The results will please a wide audience searching for inspirational true-life stories ending with a reaffirmation of family, faith and hard, hard work. That said: Even the verifiably true material in “King RIchard” has a way of coming off like a Hollywood movie in the most “Hollywood movie” sense of those words.
Richard is a man with a plan, and an early rejection montage in “King Richard” chronicles his efforts to finance his daughter’s training. Meantime, rain or shine, night and day, father and daughters drill on grubby public courts in their Compton neighborhood. Time and again, Richard suffers physical beatings and death threats at gunpoint from the local gangbangers who come sniffing around Serena and Venus. “Daddy got beat up again,” one of the girls tells their mother, as the family returns home one evening.
From there Richard, a night security guard, recommits to his plan, and director Reinaldo Marcus Green (”Monsters and Men,” “Joe Bell”) recommits to his movie’s familiar blueprint for success. The chapters flip by, efficiently. With constant reminders of the value of the “open stance” from Richard, the girls flower under their first professional coach Paul Cohen (Tony Goldwyn). Then, an impasse, followed by a relocation of the family to Florida. There, coach Rick Macci (Jon Bernthal, amusingly exasperated) becomes a family friend, though Richard is calling the shots. The debates are intense: With Venus getting all the initial focus, should she go pro? Wait a few years?
The film feels like a relay race, with the story dominated for a long time by Richard’s homespun, unerring wisdom, travails and success. Then it hands off to Venus, as she rises like a rocket. Then, a baton-pass to Serena. A lot of it works in spite of the writing. Frustratingly, “King Richard” blands out the personality differences in Venus (Saniyya Sidney) and Serena (Demi Singleton), treating them as a cutesy double act (”Yes, Daddy,” they say in unison). The movie makes no bones and no apologies about being a loving portrait of Richard. I couldn’t shake the feeling the key Williamses were being marginalized in their own story.
The strongest scene in “King Richard” gathers up all the movie’s strengths and weaknesses in a single basket. In Florida, in the kitchen of their new home, Oracene confronts Richard about his taking a lion’s share of the credit for, well, everything. More and more comes tumbling out, in Ellis’s exquisitely pitched monologue: the children her husband fathered earlier in his life, their way of coming around unexpectedly, the effect of Richard’s ego and his insecurity have on the family at hand.
It’s an effective clash, acted so well by both Ellis and Smith that it postpones the audience reaction of “Wait. What? New information!” a full minute or more. After that, “King Richard” settles back into safety and hagiography. Richard’s rougher edges and harsher parenting and training impulses have been sanded down to a nice, smooth surface.

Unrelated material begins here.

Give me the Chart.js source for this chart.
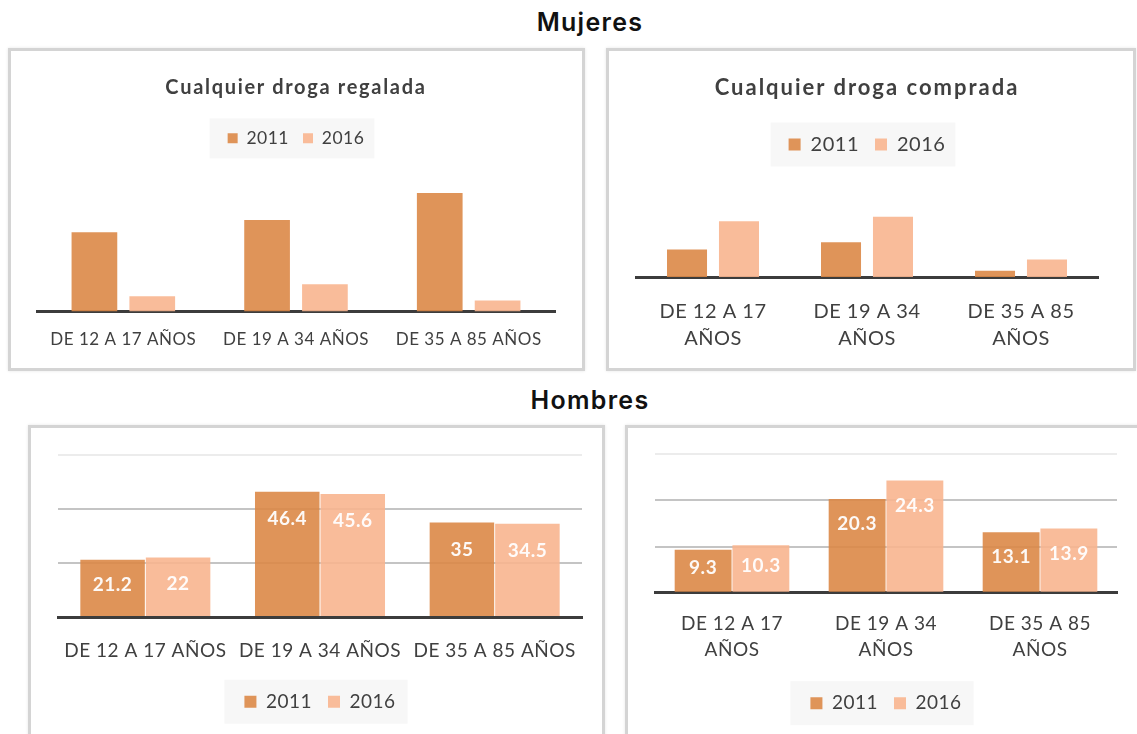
<!DOCTYPE html>
<html lang="es">
<head>
<meta charset="utf-8">
<title>Cualquier droga regalada / comprada</title>
<script src="https://cdn.jsdelivr.net/npm/chart.js@4.4.1/dist/chart.umd.min.js"></script>
<style>
  html, body { margin: 0; padding: 0; background: #fff; }
  body { width: 1137px; height: 734px; position: relative; overflow: hidden; font-family: Lato, sans-serif; }
  .seccion { position: absolute; left: 0; width: 1180px; text-align: center; font-family: Inter, sans-serif;
             font-weight: 600; font-size: 25px; color: #111; letter-spacing: 1.3px; }
  .panel { position: absolute; box-sizing: border-box; border: 3px solid #d4d4d4;
           box-shadow: 0 0 3px rgba(0,0,0,0.1); background: #fff; }
  .panel .lienzo { position: absolute; left: 0; top: 0; right: 0; }
  .titulo { position: absolute; text-align: center; font-family: Lato, sans-serif; font-weight: 700;
            color: #404040; line-height: 24px; white-space: nowrap; }
</style>
</head>
<body>
<div class="seccion" style="top:7px">Mujeres</div>
<div class="seccion" style="top:385px">Hombres</div>

<div class="panel" style="left:8px; top:48px; width:577px; height:323px">
  <div class="lienzo" style="height:317px"><canvas id="mujRegalada"></canvas></div>
  <div class="titulo" style="left:26px; width:518px; top:23px; font-size:20px; letter-spacing:1.7px">Cualquier droga regalada</div>
</div>
<div class="panel" style="left:606px; top:48px; width:530px; height:323px">
  <div class="lienzo" style="height:317px"><canvas id="mujComprada"></canvas></div>
  <div class="titulo" style="left:27px; width:462px; top:23.5px; font-size:22px; letter-spacing:2px">Cualquier droga comprada</div>
</div>
<div class="panel" style="left:28px; top:425px; width:577px; height:340px">
  <div class="lienzo" style="height:320px"><canvas id="homRegalada"></canvas></div>
</div>
<div class="panel" style="left:625px; top:425px; width:530px; height:340px">
  <div class="lienzo" style="height:320px"><canvas id="homComprada"></canvas></div>
</div>

<script>
// ---------- datos ----------
const grupos = ['DE 12 A 17 AÑOS', 'DE 19 A 34 AÑOS', 'DE 35 A 85 AÑOS'];
const gruposDosLineas = [['DE 12 A 17', 'AÑOS'], ['DE 19 A 34', 'AÑOS'], ['DE 35 A 85', 'AÑOS']];
const anios = ['2011', '2016'];

// mujeres: el original no trae etiquetas, valores leidos de la altura de las barras
const mujRegalada2011 = [25.7, 29.6, 38.4];
const mujRegalada2016 = [4.9, 8.8, 3.6];
const mujComprada2011 = [4.9, 6.2, 1.1];
const mujComprada2016 = [9.9, 10.7, 3.1];

// hombres
const homRegalada2011 = [21.2, 46.4, 35];
const homRegalada2016 = [22, 45.6, 34.5];
const homComprada2011 = [9.3, 20.3, 13.1];
const homComprada2016 = [10.3, 24.3, 13.9];

const ticksMujRegalada = [0, 50];
const ticksMujComprada = [0, 20];
const ticksHomRegalada = [0, 20, 40, 60];
const ticksHomComprada = [0, 10, 20, 30];

// ---------- estilos ----------
const COLOR_2011 = 'rgba(219,136,71,0.9)';
const COLOR_2016 = 'rgba(248,181,143,0.9)';
const TEXTO = '#404040';
const EJE = '#3c3c3c';

// espaciado de letras en el canvas (el original se ve algo estirado)
const espaciado = {
  id: 'espaciado',
  beforeUpdate(chart) { chart.ctx.letterSpacing = '0.5px'; },
  beforeDraw(chart) { chart.ctx.letterSpacing = '0.5px'; }
};

// fondo gris claro detras de la leyenda
const fondoLeyenda = {
  id: 'fondoLeyenda',
  beforeDraw(chart, args, opts) {
    const cajas = chart.legend && chart.legend.legendHitBoxes;
    if (!cajas || !cajas.length) return;
    const izq = Math.min(...cajas.map(c => c.left));
    const der = Math.max(...cajas.map(c => c.left + c.width));
    const cy = cajas[0].top + cajas[0].height / 2;
    const ctx = chart.ctx;
    ctx.save();
    ctx.fillStyle = '#f7f7f7';
    ctx.fillRect(izq - opts.izq, cy - opts.alto, der - izq + opts.izq + opts.der, opts.alto * 2);
    ctx.restore();
  }
};

// valores blancos dentro de la barra, cerca del extremo
const etiquetasValor = {
  id: 'etiquetasValor',
  afterDatasetsDraw(chart, args, opts) {
    if (!opts.mostrar) return;
    const ctx = chart.ctx;
    ctx.save();
    ctx.font = 'bold ' + opts.tam + 'px Lato';
    ctx.fillStyle = 'rgba(255,255,255,0.95)';
    ctx.textAlign = 'center';
    ctx.textBaseline = 'middle';
    chart.data.datasets.forEach((ds, i) => {
      chart.getDatasetMeta(i).data.forEach((barra, j) => {
        const alto = barra.base - barra.y;
        const dy = Math.min(opts.desplaz, alto / 2 - 3);
        ctx.fillText(String(ds.data[j]), barra.x, barra.y + dy);
      });
    });
    ctx.restore();
  }
};

function grafico(id, o) {
  return new Chart(document.getElementById(id), {
    type: 'bar',
    plugins: [espaciado, fondoLeyenda, etiquetasValor],
    data: {
      labels: o.etiquetas,
      datasets: [
        { label: anios[0], data: o.d2011, backgroundColor: COLOR_2011, borderWidth: 0,
          categoryPercentage: o.cp, barPercentage: o.bp },
        { label: anios[1], data: o.d2016, backgroundColor: COLOR_2016, borderWidth: 0,
          categoryPercentage: o.cp, barPercentage: o.bp }
      ]
    },
    options: {
      responsive: true,
      maintainAspectRatio: false,
      animation: false,
      layout: { padding: o.relleno },
      plugins: {
        title: { display: false },
        legend: {
          position: o.posLeyenda,
          labels: {
            color: TEXTO,
            boxWidth: o.caja, boxHeight: o.caja,
            padding: o.sepLeyenda,
            font: { family: 'Lato', size: o.tamLeyenda }
          }
        },
        tooltip: { enabled: false },
        fondoLeyenda: o.fondo,
        etiquetasValor: { mostrar: o.valores, tam: o.tamValor, desplaz: o.desplaz }
      },
      scales: {
        x: {
          grid: { display: false, drawTicks: false },
          border: { display: true, color: EJE, width: 3 },
          ticks: {
            color: TEXTO, maxRotation: 0, autoSkip: false, padding: o.rellenoTicks,
            font: { family: 'Lato', size: o.tamTicks, lineHeight: o.altoLinea }
          },
          afterFit(s) { s.height = o.altoEje; }
        },
        y: {
          display: o.ticks.length > 2,
          min: o.ticks[0],
          max: o.ticks[o.ticks.length - 1],
          border: { display: false },
          grid: {
            drawTicks: false,
            color: c => c.tick.value === o.ticks[0] ? 'rgba(0,0,0,0)'
                      : (c.tick.value === o.ticks[o.ticks.length - 1] ? '#ececec' : '#c4c4c4'),
            lineWidth: 2
          },
          ticks: { display: false, stepSize: o.ticks[1] - o.ticks[0] },
          afterFit(s) { s.width = 0; }
        }
      }
    }
  });
}

grafico('mujRegalada', {
  etiquetas: grupos, d2011: mujRegalada2011, d2016: mujRegalada2016, ticks: ticksMujRegalada,
  cp: 0.67, bp: 0.79,
  relleno: { left: 26, right: 27, top: 64.6, bottom: 0 },
  posLeyenda: 'top', caja: 10, sepLeyenda: 14, tamLeyenda: 17.5,
  fondo: { izq: 18, der: 10, alto: 20 },
  tamTicks: 17, altoLinea: 1.2, rellenoTicks: 18, altoEje: 56.5,
  valores: false
});

grafico('mujComprada', {
  etiquetas: gruposDosLineas, d2011: mujComprada2011, d2016: mujComprada2016, ticks: ticksMujComprada,
  cp: 0.675, bp: 0.77,
  relleno: { left: 27, right: 35, top: 67.5, bottom: 0 },
  posLeyenda: 'top', caja: 12, sepLeyenda: 16, tamLeyenda: 20,
  fondo: { izq: 18, der: 10, alto: 22 },
  tamTicks: 20, altoLinea: 1.37, rellenoTicks: 20.5, altoEje: 91,
  valores: false
});

grafico('homRegalada', {
  etiquetas: grupos, d2011: homRegalada2011, d2016: homRegalada2016, ticks: ticksHomRegalada,
  cp: 0.75, bp: 0.985,
  relleno: { left: 27, right: 20, top: 27, bottom: 26.8 },
  posLeyenda: 'bottom', caja: 12, sepLeyenda: 16, tamLeyenda: 19,
  fondo: { izq: 20, der: 12, alto: 22 },
  tamTicks: 19, altoLinea: 1.2, rellenoTicks: 22, altoEje: 59.2,
  valores: true, tamValor: 19, desplaz: 27
});

grafico('homComprada', {
  etiquetas: gruposDosLineas, d2011: homComprada2011, d2016: homComprada2016, ticks: ticksHomComprada,
  cp: 0.75, bp: 0.985,
  relleno: { left: 27, right: 35, top: 26.3, bottom: 25.3 },
  posLeyenda: 'bottom', caja: 12, sepLeyenda: 16, tamLeyenda: 19,
  fondo: { izq: 20, der: 12, alto: 22 },
  tamTicks: 19, altoLinea: 1.37, rellenoTicks: 18.5, altoEje: 85,
  valores: true, tamValor: 19, desplaz: 25
});
</script>
</body>
</html>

That’s a shame, because Smith is not just a movie star. He’s an extremely savvy dramatic actor, who lets his natural comic ebullience energize all sorts of material. “King Richard” is one sort: a subject-approved, by-the-numbers celebration of tennis titans who stand alone, together. Maybe I just wanted more of their story, along with Richard’s. Maybe that’s unfair to this movie. But for related reasons, assuming they might’ve felt that way at least once in their childhoods, I wouldn’t have minded just one cutaway shot of the girls rolling their eyes for a half-second during one of their father’s lengthy life lessons.
In 1997 Richard Williams told the New York Times: ‘’I started like most parents. I wanted to make a million dollars. I started for the wrong reason. That’s why I don’t feel good about it.” A hint, at least, of that piece of this man’s complicated personality – that’s something that could’ve made a good Will Smith performance varied, challenging, more truthful. And, in the Williams family tradition, great.